Kochadaiiyaan 3D - FDFS Review
After many years of post-production work and a number of missed deadlines, Kochadaiyaan is finally out in the hands of the audience for their verdict. Did Kochadaiiyaan meet the expectations and prove the skeptics wrong? Read on...
Story & Script
Kochadaiyaan is neatly written script that keeps you engaged till the end. The screenplay is intelligent. The dialogues are razor sharp. AR Rahman's music is grand. KS Ravikumar as the advisor to this project is able to bring out the sense of revenge and injects life into important scenes. The movie delivers without much compromise on the story, screenplay and writing departments.
Motion Capture Technology
The movie starts (and ends) with a short explanation of the motion capture technology. This helps our audience mentally prepare before the show begins. The end credits evoke a sense of appreciation for the painstaking hard work that has gone in to this effort. Despite all the awareness and education about the technology, the usage of motion capture is underwhelming and makes you wonder whether the same output could have been achieved at fraction of the total cost spent. This technology succeeds in capturing the artists' motion well while failing in capturing the emotions. The eyes are lifeless, hands often dangling, foot gliding without traction to the ground.
Rajinikanth - Immortalized
This expensive experiment to immortalize Rajinikanth ends up proving one thing very clear to all the viewers -- Rajinikanth's magnetic chemistry with the audience is still intact and overrides all the negatives one may come up with. Rajinikanth voice and expressive dialogue delivery more than make up for all the shortcomings. Rajinikanth's stylish gait has been captured and enhanced well using this technology. Rajni's dedication in adapting his acting techniques to new emerging trends is obvious in the final output.
Deepika Padukone looks great even on animation, especially with her expressive big eyes. Nasser as the main villain gets good amount of screen time. Jackie Shroff probably looks more real than other performers. Aadhi's voice is distinct. It is not clear whether creating a hybrid of Sarath Kumar body movements and yesteryear actor Sarath Babu's facial looks is intentional. Shobana and Rukmini have short roles. Special thanks to Soundarya for bringing Nagesh back on big screen. When Nagesh appears on the screen, one would definitely miss the legendary comedian.

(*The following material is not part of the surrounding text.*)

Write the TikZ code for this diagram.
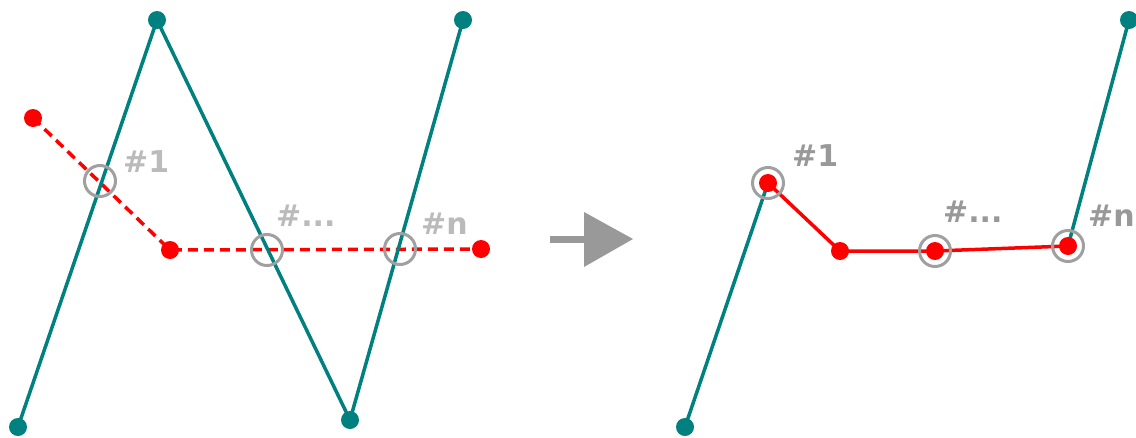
\documentclass[tikz,border=0pt]{standalone}
\usepackage{fontspec}
\setmainfont{DejaVu Sans}
\definecolor{tealc}{HTML}{00807F}
\definecolor{redc}{HTML}{FF0000}
\definecolor{ringc}{HTML}{A0A0A0}
\definecolor{lablight}{HTML}{BBBBBB}
\definecolor{labdark}{HTML}{999999}
\tikzset{
  tdot/.style={circle,fill=tealc,inner sep=0pt,minimum size=18pt},
  rdot/.style={circle,fill=redc,inner sep=0pt,minimum size=18pt},
  ring/.style={circle,draw=ringc,line width=3pt,inner sep=0pt,minimum size=31pt},
  tline/.style={tealc,line width=3.5pt},
  rdash/.style={redc,line width=3.5pt,dash pattern=on 10pt off 6pt},
  rline/.style={redc,line width=3.5pt},
  lab/.style={anchor=base west,inner sep=0pt,font=\bfseries\fontsize{30}{36}\selectfont},
}
\begin{document}
\begin{tikzpicture}[x=1pt,y=-1pt]
\useasboundingbox (0,0) rectangle (1136,437);
% left
\coordinate (a1) at (18,427);
\coordinate (a2) at (157,20);
\coordinate (a3) at (350,420);
\coordinate (a4) at (463,20);
\coordinate (b1) at (33,118);
\coordinate (b2) at (170,250);
\coordinate (b3) at (481,249);
\draw[rdash] (b1) -- (b2) -- (b3);
\draw[tline,line join=round] (a1) -- (a2) -- (a3) -- (a4);
\foreach \p in {a1,a2,a3,a4} \node[tdot] (d\p) at (\p) {};
\foreach \p in {b1,b2,b3} \node[rdot] (d\p) at (\p) {};
\node[ring] (r1) at (100,181) {};
\node[ring] (r2) at (267,250) {};
\node[ring] (r3) at (400,249) {};
\node[lab,text=lablight] (l1) at (123,172) {\#1};
\node[lab,text=lablight] (l2) at (276,226) {\#...};
\node[lab,text=lablight] (l3) at (421,234) {\#n};
% arrow
\coordinate (s0) at (550,239);
\coordinate (s1) at (588,239);
\draw[labdark,line width=7pt] (s0) -- (s1);
\fill[labdark] (584,212) -- (633,239) -- (584,267) -- cycle;
% right
\coordinate (c1) at (685,427);
\coordinate (c2) at (768,183);
\coordinate (c3) at (840,251);
\coordinate (c4) at (935,251);
\coordinate (c5) at (1068,246);
\coordinate (c6) at (1129,20);
\draw[tline] (c1) -- (c2);
\draw[tline] (c5) -- (c6);
\draw[rline,line join=round] (c2) -- (c3) -- (c4) -- (c5);
\node[tdot] (dc1) at (c1) {};
\node[tdot] (dc6) at (c6) {};
\foreach \p in {c2,c3,c4,c5} \node[rdot] (d\p) at (\p) {};
\node[ring] (q1) at (c2) {};
\node[ring] (q2) at (c4) {};
\node[ring] (q3) at (c5) {};
\node[lab,text=labdark] (m1) at (792,166) {\#1};
\node[lab,text=labdark] (m2) at (943,222) {\#...};
\node[lab,text=labdark] (m3) at (1088,226) {\#n};
\end{tikzpicture}
\end{document}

Director Soundarya's vision of how the entire movie will all come together in the end is noteworthy. It is proven by the fact that the story and scenes flow relatively well without much abrupt loose ends. All songs have been well conceived, visualized and choreographed well to match with AR Rahman's rich orchestration. Director Soundarya deserves credit for the effort she must have taken in story-boarding the script and communicating her vision to cast and crew members. She also makes an interesting cameo appearance for a split second in Rajini introduction song.
Apart from a few speed-breakers in the second half such as "Idhayam" song and repetitively long fight sequences, the story is quite engaging till the end while packing enough drama. The final scene where the 3rd Rajini suddenly appears from nowhere after all the hard work is done by protagonist Rajni looks a bit lame and appears like a forced inclusion to set up for a potential sequel.
Do yourself a favour and make sure not to watch this movie in 3D as a number of nagging animation issues appear to be magnified in 3D viewing. While watching the movie in regular 2D, one will be able to focus on the story and appreciate Rajinikanth much better.
Looking past the obvious animation shortcomings, Kochadaiiyaan is worth watching it on big screen for Rajinikanth.